Lack of reliable estimates of cloud condensation nuclei (CCN) aerosols over oceans has severely limited our ability to quantify their effects on cloud properties and extent of cooling by reflecting solar radiation, a key uncertainty in anthropogenic climate forcing. In the published paper Scientist introduce a methodology for ascribing cloud properties to CCN and isolating the aerosol effects from meteorological effects. Its application showed that, for a given meteorology, CCN explains 3/4 of the variability in clouds radiative cooling effect, mainly through affecting shallow cloud cover and water path. This reveals a much greater sensitivity of cloud radiative forcing to CCN than previously reported, which means too much cooling if incorporated in present climate models. This hints to yet unknown compensating aerosol warming effects, possibly through deep clouds.
Global warming is very much in the news of late, as the planet continues to heat up. But one of the factors at play is very seldom mentioned—the role of clouds in cooling the planet. They do so by reflecting heat from the sun back into space. But how much of the reflecting occurs due to water in the clouds and how much is due to aerosols? This is what the researchers wanted to know, because many modern pollutants actually contribute aerosols to clouds.

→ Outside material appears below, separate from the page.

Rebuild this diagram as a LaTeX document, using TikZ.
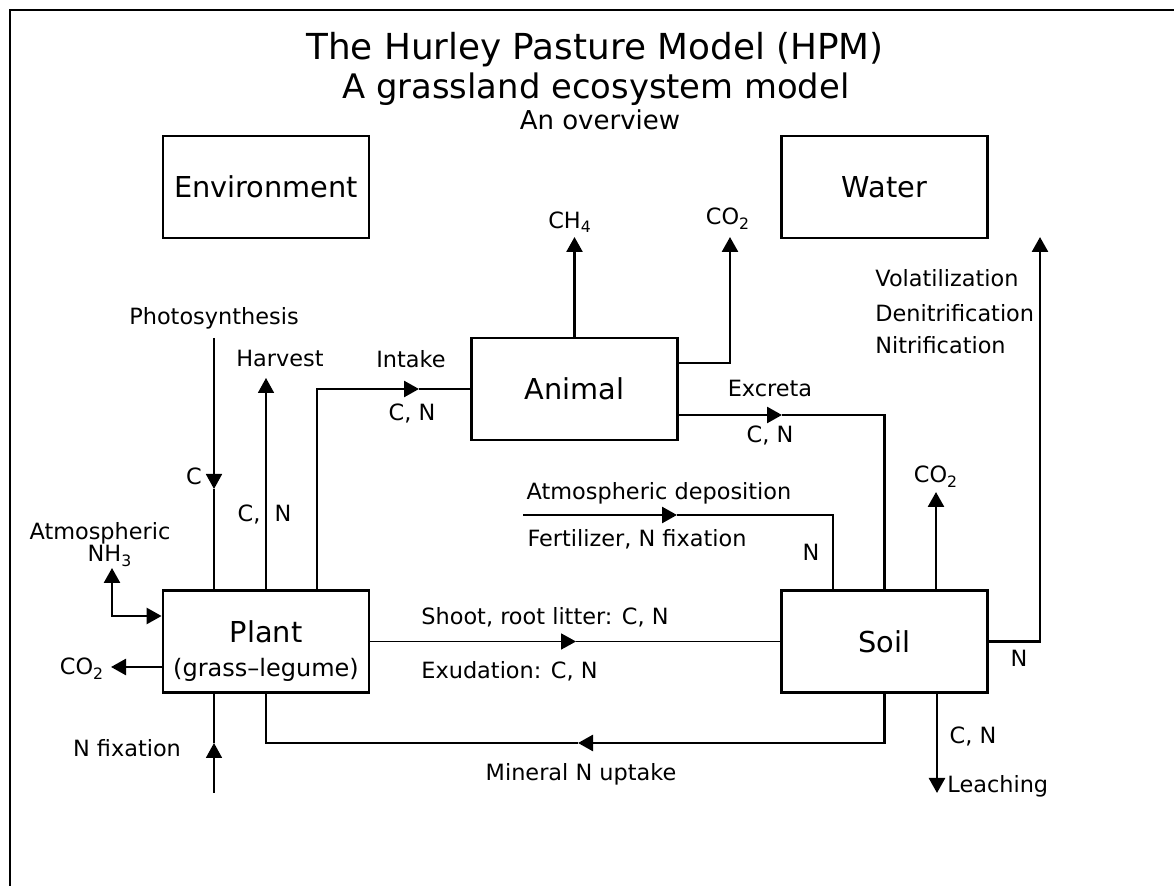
\documentclass[tikz,border=0pt]{standalone}
\usepackage{fontspec}
\setmainfont{DejaVu Sans}
\usetikzlibrary{arrows.meta}
\tikzset{
  box/.style={draw, line width=1.4pt, minimum width=103pt, minimum height=51pt,
    inner sep=0pt, font=\fontsize{14.4}{17}\selectfont},
  lbl/.style={inner sep=0pt, anchor=base, font=\fontsize{11.2}{13}\selectfont},
  flow/.style={line width=1.3pt},
  thinflow/.style={line width=0.9pt},
  arr/.style={-{Triangle[length=7.5pt,width=8pt]}},
}
\begin{document}
\begin{tikzpicture}[x=0.5pt,y=-0.5pt]
  \useasboundingbox (0,0) rectangle (1174,886);
  \draw [line width=1pt] (10,886) |- (1174,10);
  % title
  \node [anchor=base, font=\fontsize{17.9}{21}\selectfont] (title) at (595,60) {The Hurley Pasture Model (HPM)};
  \node [anchor=base, font=\fontsize{16.9}{20}\selectfont] (subtitle) at (596,99) {A grassland ecosystem model};
  \node [anchor=base, font=\fontsize{13}{15}\selectfont] (overview) at (600,130) {An overview};
  % compartments
  \node [box] (env) at (266,187) {Environment};
  \node [box] (water) at (884.5,187) {Water};
  \node [box] (animal) at (574.5,389) {Animal};
  \node [box] (plant) at (266,641.5) {};
  \node [anchor=base, font=\fontsize{14.4}{17}\selectfont] (plantname) at (266,643) {Plant};
  \node [lbl, font=\fontsize{12}{14}\selectfont] (plantkind) at (266,677) {(grass–legume)};
  \node [box] (soil) at (884.5,641.5) {Soil};
  % free ends
  \coordinate (photo) at (214,338);
  \coordinate (photom) at (214,489);
  \coordinate (harv) at (266,378);
  \coordinate (intk) at (419,389);
  \coordinate (ch4) at (574.5,237);
  \coordinate (aco2) at (730,237);
  \coordinate (excr) at (782,415);
  \coordinate (dep) at (523,515);
  \coordinate (depm) at (677,515);
  \coordinate (sco2) at (936,492);
  \coordinate (vol) at (1040,237);
  \coordinate (shoot) at (576,641.5);
  \coordinate (minm) at (578,743);
  \coordinate (leach) at (937,793);
  \coordinate (nfix) at (214,793);
  \coordinate (nfixm) at (214,743);
  \coordinate (pco2) at (111,667);
  \coordinate (nh3) at (112,568);
  % plant fluxes
  \draw [thinflow,arr] (photo) -- (photom);
  \draw [thinflow] (photom) -- (plant.north -| photo);
  \node [lbl] (photolbl) at (214,325) {Photosynthesis};
  \node [lbl] (photoc) at (194,485) {C};
  \draw [thinflow,arr] (plant.north) -- (harv);
  \node [lbl] (harvlbl) at (280,367) {Harvest};
  \node [lbl] (harvc) at (249,522) {C,};
  \node [lbl] (harvn) at (283,522) {N};
  \draw [flow,arr] (plant.north -| 317,0) |- (intk);
  \draw [thinflow] (intk) -- (animal.west);
  \node [lbl] (intklbl) at (411,368) {Intake};
  \node [lbl] (intkcn) at (412,421) {C, N};
  \draw [thinflow,arr] (nfix) -- (nfixm);
  \draw [thinflow] (nfixm) -- (plant.south -| nfix);
  \node [lbl] (nfixlbl) at (127,757) {N fixation};
  \draw [flow,arr] (plant.west |- pco2) -- (pco2);
  \node [lbl] (pco2lbl) at (82,675) {CO\textsubscript{2}};
  \draw [flow,{Triangle[length=7.5pt,width=8pt]}-{Triangle[length=7.5pt,width=8pt]}] (nh3) |- (plant.west |- 0,616);
  \node [lbl] (atmlbl) at (100,540) {Atmospheric};
  \node [lbl] (nh3lbl) at (110,562) {NH\textsubscript{3}};
  % animal fluxes
  \draw [flow,arr] (animal.north) -- (ch4);
  \node [lbl] (ch4lbl) at (570,229) {CH\textsubscript{4}};
  \draw [flow,arr] (animal.east |- 0,363) -| (aco2);
  \node [lbl] (aco2lbl) at (728,225) {CO\textsubscript{2}};
  \draw [flow,arr] (animal.east |- excr) -- (excr);
  \draw [flow] (excr) -| (soil.north);
  \node [lbl] (excrlbl) at (770,397) {Excreta};
  \node [lbl] (excrcn) at (770,443) {C, N};
  % soil fluxes
  \draw [flow,arr] (dep) -- (depm);
  \draw [flow] (depm) -| (soil.north -| 833,0);
  \node [lbl] (deplbl) at (659,500) {Atmospheric deposition};
  \node [lbl] (fertlbl) at (637,547) {Fertilizer, N fixation};
  \node [lbl] (depn) at (811,561) {N};
  \draw [flow,arr] (soil.north -| sco2) -- (sco2);
  \node [lbl] (sco2lbl) at (936,483) {CO\textsubscript{2}};
  \draw [flow,arr] (soil.east) -| (vol);
  \node [lbl] (voln) at (1019,667) {N};
  \node [lbl, anchor=base west] (vollbl) at (875,287) {Volatilization};
  \node [lbl, anchor=base west] (denlbl) at (875,322) {Denitrification};
  \node [lbl, anchor=base west] (nitlbl) at (875,354) {Nitrification};
  \draw [thinflow,arr] (plant.east) -- (shoot);
  \draw [thinflow] (shoot) -- (soil.west);
  \node [lbl, anchor=base west] (shootlbl) at (421,625) {Shoot, root litter: C, N};
  \node [lbl, anchor=base west] (exudlbl) at (421,679) {Exudation: C, N};
  \draw [flow,arr] (soil.south) |- (minm);
  \draw [flow] (minm) -| (plant.south);
  \node [lbl] (minlbl) at (581,781) {Mineral N uptake};
  \draw [flow,arr] (soil.south -| leach) -- (leach);
  \node [lbl] (leachcn) at (973,744) {C, N};
  \node [lbl, anchor=base west] (leachlbl) at (947,793) {Leaching};
\end{tikzpicture}
\end{document}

Many of the gritty elements that make their way into the air from coal-burning plants, for example, find their way into clouds. The researchers wondered if it were possible that such pollutants might actually be helping to cool the planet. To find out, they tapped into MODIS, a database of information from satellites constantly circling the Earth, including, among other things, information on cloud cover. For their study, the researchers looked at data describing the Southern Oceans, from the equator to approximately 40°S—over the summers of 2014 to 2017. The team then developed methodologies for deriving pertinent cloud information, such as water content versus aerosol content, and how much heat they were reflecting.

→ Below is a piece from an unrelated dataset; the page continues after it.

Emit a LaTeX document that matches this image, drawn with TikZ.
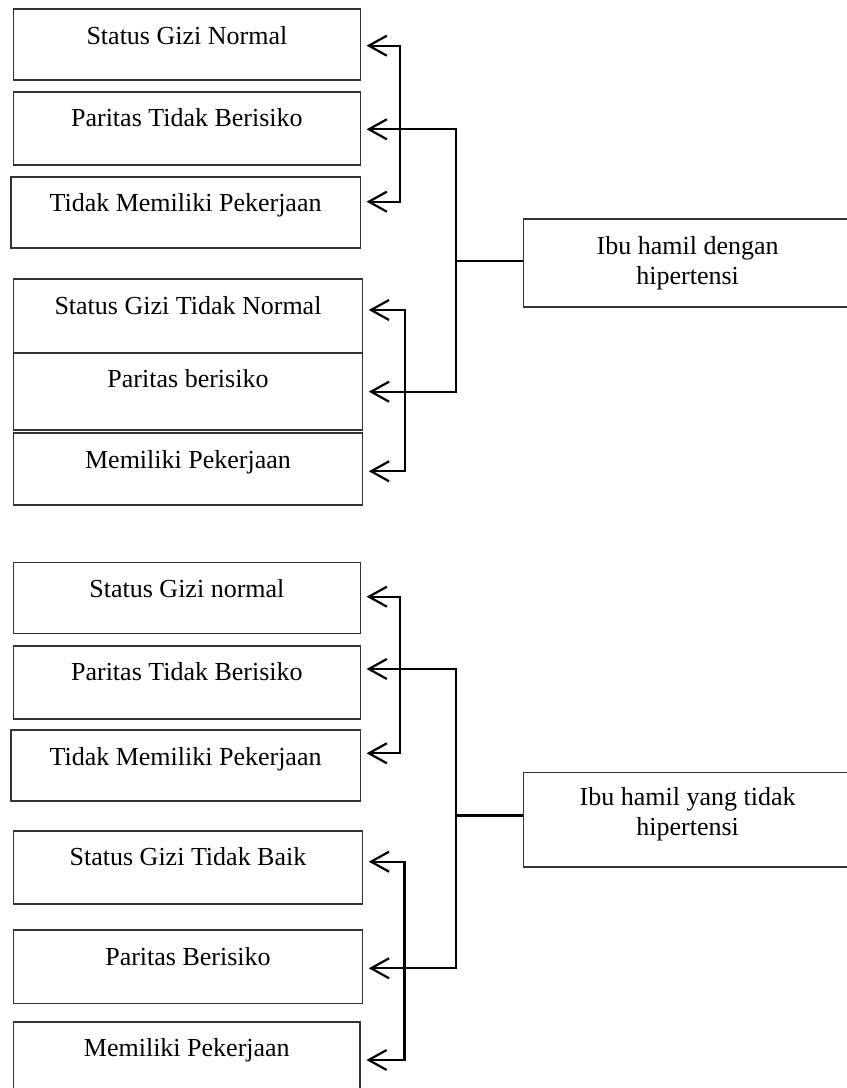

The researchers found that clouds containing more aerosols reflected more heat than prior estimates had suggested—more than twice as much. More specifically, they found that approximately three-quarters of the amount of heat reflected was due to aerosols. They suggest that such a large percentage shows that the radiative cooling capacity of clouds is much more sensitive to the presence of aerosols than has been thought. They note that this is important because climate change models take into account the amount of heat that clouds reflect back into space. It also shows that the heating effect of greenhouse gases is higher than has been thought because it has been mitigated by the impact of aerosols in clouds.